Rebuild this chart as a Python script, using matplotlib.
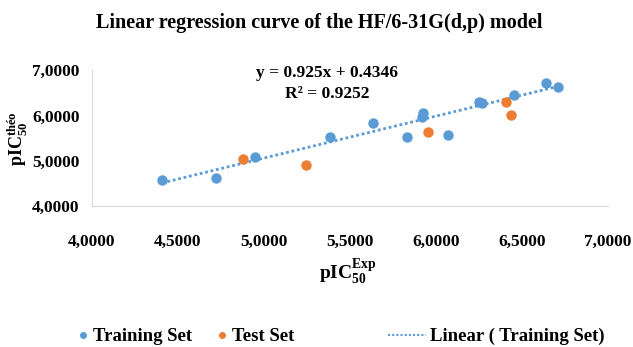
════
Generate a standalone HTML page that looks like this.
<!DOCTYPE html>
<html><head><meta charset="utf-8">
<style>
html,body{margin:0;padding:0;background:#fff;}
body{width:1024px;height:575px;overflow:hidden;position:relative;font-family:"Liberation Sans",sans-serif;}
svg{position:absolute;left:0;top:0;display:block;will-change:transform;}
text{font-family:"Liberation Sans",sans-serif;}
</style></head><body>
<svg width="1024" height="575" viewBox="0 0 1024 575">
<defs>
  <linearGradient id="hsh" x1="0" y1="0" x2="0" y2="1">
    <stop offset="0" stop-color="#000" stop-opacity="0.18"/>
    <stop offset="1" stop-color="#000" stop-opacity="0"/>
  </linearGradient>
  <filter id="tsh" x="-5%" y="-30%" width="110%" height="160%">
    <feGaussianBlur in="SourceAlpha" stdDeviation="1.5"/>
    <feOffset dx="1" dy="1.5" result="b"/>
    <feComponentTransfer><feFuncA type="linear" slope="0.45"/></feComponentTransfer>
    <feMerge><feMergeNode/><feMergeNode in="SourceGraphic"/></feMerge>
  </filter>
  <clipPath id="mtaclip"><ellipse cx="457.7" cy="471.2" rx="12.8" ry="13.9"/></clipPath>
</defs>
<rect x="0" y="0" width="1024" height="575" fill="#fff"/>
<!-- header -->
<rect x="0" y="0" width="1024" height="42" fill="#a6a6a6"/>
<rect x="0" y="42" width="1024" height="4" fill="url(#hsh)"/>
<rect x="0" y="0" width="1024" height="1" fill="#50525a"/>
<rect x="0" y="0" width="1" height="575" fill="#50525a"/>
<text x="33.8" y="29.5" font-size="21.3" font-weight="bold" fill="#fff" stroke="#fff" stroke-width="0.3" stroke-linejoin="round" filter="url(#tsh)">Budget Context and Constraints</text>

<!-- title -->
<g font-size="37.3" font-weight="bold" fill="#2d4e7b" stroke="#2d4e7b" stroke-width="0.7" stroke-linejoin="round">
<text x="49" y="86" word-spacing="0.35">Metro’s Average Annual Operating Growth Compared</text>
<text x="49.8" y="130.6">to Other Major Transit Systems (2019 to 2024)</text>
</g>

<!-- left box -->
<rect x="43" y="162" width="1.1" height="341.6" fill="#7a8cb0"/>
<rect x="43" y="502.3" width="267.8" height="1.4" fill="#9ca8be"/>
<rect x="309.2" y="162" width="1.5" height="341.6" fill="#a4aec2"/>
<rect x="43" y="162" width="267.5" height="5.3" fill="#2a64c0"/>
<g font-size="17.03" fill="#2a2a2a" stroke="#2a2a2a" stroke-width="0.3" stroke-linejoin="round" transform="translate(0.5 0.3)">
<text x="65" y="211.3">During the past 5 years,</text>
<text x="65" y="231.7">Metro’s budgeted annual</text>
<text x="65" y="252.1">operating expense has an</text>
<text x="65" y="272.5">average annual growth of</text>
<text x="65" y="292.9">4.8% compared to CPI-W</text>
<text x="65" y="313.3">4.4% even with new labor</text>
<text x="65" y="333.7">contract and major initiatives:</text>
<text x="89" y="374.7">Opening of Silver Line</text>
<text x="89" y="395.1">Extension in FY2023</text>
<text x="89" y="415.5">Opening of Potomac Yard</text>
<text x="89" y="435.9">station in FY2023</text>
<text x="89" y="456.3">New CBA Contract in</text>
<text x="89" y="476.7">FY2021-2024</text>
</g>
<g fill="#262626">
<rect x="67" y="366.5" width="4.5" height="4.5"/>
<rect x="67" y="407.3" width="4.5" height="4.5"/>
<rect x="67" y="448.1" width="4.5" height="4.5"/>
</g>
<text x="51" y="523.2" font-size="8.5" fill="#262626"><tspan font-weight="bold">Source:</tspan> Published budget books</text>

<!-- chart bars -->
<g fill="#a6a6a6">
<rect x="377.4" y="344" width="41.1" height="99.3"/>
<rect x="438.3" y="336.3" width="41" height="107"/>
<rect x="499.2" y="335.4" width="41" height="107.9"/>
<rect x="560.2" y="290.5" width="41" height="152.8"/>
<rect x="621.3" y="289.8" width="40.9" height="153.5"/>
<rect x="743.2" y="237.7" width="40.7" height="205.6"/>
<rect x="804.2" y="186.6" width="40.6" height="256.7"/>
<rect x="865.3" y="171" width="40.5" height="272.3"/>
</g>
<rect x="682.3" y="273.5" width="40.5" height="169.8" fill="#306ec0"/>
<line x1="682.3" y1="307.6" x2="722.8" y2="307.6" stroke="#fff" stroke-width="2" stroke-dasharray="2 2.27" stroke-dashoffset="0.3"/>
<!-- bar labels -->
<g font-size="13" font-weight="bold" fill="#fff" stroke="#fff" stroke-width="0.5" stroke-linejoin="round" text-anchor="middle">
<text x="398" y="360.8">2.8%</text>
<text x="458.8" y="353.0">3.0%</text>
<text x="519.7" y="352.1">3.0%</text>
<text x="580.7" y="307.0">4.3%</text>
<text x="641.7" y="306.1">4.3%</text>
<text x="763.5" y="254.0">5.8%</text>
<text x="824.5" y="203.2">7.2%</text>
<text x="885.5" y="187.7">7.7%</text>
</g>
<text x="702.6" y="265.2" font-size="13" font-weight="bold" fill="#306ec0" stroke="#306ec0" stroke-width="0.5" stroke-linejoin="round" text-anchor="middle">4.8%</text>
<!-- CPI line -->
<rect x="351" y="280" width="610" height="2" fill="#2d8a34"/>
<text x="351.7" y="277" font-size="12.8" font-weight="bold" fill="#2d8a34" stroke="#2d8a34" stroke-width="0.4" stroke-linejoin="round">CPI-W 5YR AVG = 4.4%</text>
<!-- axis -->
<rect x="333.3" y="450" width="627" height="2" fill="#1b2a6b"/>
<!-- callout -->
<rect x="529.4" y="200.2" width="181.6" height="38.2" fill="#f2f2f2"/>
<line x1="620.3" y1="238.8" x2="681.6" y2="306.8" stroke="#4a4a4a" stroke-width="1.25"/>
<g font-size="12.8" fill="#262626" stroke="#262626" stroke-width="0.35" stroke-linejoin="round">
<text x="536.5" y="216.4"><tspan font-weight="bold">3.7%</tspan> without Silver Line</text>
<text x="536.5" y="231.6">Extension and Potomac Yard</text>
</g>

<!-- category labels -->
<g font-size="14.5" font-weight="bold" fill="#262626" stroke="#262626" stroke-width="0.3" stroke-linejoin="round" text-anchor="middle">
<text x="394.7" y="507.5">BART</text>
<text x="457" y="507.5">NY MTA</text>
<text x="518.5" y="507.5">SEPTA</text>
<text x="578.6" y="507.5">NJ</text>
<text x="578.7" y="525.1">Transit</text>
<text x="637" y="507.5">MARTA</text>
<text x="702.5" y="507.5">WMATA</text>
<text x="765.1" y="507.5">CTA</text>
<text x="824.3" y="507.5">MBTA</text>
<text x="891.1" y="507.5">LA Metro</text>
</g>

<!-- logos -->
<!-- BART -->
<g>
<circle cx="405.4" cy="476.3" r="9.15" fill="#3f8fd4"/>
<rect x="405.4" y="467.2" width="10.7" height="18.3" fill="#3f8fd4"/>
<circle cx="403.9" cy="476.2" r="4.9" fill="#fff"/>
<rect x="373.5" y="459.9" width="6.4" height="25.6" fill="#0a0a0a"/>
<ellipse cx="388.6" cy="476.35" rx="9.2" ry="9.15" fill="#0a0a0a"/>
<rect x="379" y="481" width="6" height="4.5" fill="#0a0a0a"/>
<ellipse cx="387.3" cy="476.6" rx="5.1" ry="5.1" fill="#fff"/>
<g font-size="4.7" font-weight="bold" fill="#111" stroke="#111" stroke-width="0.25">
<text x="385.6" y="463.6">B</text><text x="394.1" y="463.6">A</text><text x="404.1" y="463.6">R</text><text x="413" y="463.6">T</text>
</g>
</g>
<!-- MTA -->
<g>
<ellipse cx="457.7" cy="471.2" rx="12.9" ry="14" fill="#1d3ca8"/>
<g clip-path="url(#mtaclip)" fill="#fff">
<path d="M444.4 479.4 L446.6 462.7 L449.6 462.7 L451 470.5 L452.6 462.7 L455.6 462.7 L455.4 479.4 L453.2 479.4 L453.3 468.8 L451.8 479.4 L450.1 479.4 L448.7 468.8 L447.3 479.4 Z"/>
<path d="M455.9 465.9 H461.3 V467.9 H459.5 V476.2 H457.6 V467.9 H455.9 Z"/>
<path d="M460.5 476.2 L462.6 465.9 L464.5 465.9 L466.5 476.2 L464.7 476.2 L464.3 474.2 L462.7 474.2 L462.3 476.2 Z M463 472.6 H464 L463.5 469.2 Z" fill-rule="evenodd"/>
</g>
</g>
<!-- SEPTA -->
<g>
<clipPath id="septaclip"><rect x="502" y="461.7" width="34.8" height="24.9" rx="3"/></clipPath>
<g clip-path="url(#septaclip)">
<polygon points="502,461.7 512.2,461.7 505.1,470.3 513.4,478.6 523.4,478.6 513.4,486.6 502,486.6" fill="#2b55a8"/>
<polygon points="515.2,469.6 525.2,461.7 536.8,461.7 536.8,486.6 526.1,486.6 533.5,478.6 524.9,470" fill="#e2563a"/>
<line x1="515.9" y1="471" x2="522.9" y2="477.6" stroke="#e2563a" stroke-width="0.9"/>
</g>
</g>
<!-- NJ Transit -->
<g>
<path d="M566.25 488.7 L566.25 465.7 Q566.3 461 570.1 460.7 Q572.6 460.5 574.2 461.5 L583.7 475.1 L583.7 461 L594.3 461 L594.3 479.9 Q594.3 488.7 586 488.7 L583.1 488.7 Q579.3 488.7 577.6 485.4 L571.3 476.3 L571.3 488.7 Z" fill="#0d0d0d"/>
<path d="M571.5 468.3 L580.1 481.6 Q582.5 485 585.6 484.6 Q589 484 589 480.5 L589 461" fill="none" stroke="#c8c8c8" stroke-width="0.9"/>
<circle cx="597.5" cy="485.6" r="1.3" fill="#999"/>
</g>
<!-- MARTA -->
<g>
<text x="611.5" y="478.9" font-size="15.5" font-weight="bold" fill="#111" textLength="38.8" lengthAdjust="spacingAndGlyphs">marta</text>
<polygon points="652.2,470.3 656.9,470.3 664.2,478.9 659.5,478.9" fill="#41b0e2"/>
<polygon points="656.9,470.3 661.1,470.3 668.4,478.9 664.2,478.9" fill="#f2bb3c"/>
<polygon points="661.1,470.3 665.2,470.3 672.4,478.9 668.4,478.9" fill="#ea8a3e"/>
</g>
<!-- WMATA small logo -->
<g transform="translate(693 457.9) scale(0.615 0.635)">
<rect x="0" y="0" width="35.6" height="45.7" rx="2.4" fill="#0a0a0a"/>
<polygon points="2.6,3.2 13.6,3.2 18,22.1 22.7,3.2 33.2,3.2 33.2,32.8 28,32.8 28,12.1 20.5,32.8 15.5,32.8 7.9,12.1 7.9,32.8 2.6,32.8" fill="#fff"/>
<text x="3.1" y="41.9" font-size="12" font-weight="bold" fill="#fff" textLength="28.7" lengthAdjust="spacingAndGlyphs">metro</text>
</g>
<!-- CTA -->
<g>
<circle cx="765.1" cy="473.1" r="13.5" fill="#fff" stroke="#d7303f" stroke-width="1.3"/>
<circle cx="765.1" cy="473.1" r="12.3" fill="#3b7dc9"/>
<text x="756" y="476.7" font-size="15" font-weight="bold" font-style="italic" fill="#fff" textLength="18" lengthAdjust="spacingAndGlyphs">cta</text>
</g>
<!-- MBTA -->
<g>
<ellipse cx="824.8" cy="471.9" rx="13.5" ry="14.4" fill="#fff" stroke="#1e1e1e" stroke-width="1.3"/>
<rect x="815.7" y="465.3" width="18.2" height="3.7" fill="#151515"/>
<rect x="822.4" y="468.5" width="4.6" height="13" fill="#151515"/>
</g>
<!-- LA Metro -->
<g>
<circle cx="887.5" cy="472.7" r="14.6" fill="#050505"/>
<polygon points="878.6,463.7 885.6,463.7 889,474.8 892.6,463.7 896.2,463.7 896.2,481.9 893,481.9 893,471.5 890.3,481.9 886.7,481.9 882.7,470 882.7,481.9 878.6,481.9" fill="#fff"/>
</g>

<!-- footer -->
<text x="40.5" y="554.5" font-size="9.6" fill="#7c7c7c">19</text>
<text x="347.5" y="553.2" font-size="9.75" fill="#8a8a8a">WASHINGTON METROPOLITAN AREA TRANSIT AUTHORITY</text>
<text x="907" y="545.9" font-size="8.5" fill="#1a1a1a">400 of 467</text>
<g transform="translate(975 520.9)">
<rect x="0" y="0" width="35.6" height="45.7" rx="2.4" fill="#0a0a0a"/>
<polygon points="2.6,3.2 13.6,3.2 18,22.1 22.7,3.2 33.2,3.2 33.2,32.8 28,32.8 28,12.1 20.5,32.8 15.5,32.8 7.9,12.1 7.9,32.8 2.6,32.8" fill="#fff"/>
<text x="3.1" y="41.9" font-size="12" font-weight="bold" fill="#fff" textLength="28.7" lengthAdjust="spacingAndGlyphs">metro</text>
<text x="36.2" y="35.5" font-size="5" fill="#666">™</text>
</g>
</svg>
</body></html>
════
- [OBJECTIVE]:
Find "chart". Copy every line it occurs in.

- [SOLUTION TO THIS PROBLEM]:
Rebuild this chart as a Python script, using matplotlib.
<!-- chart bars -->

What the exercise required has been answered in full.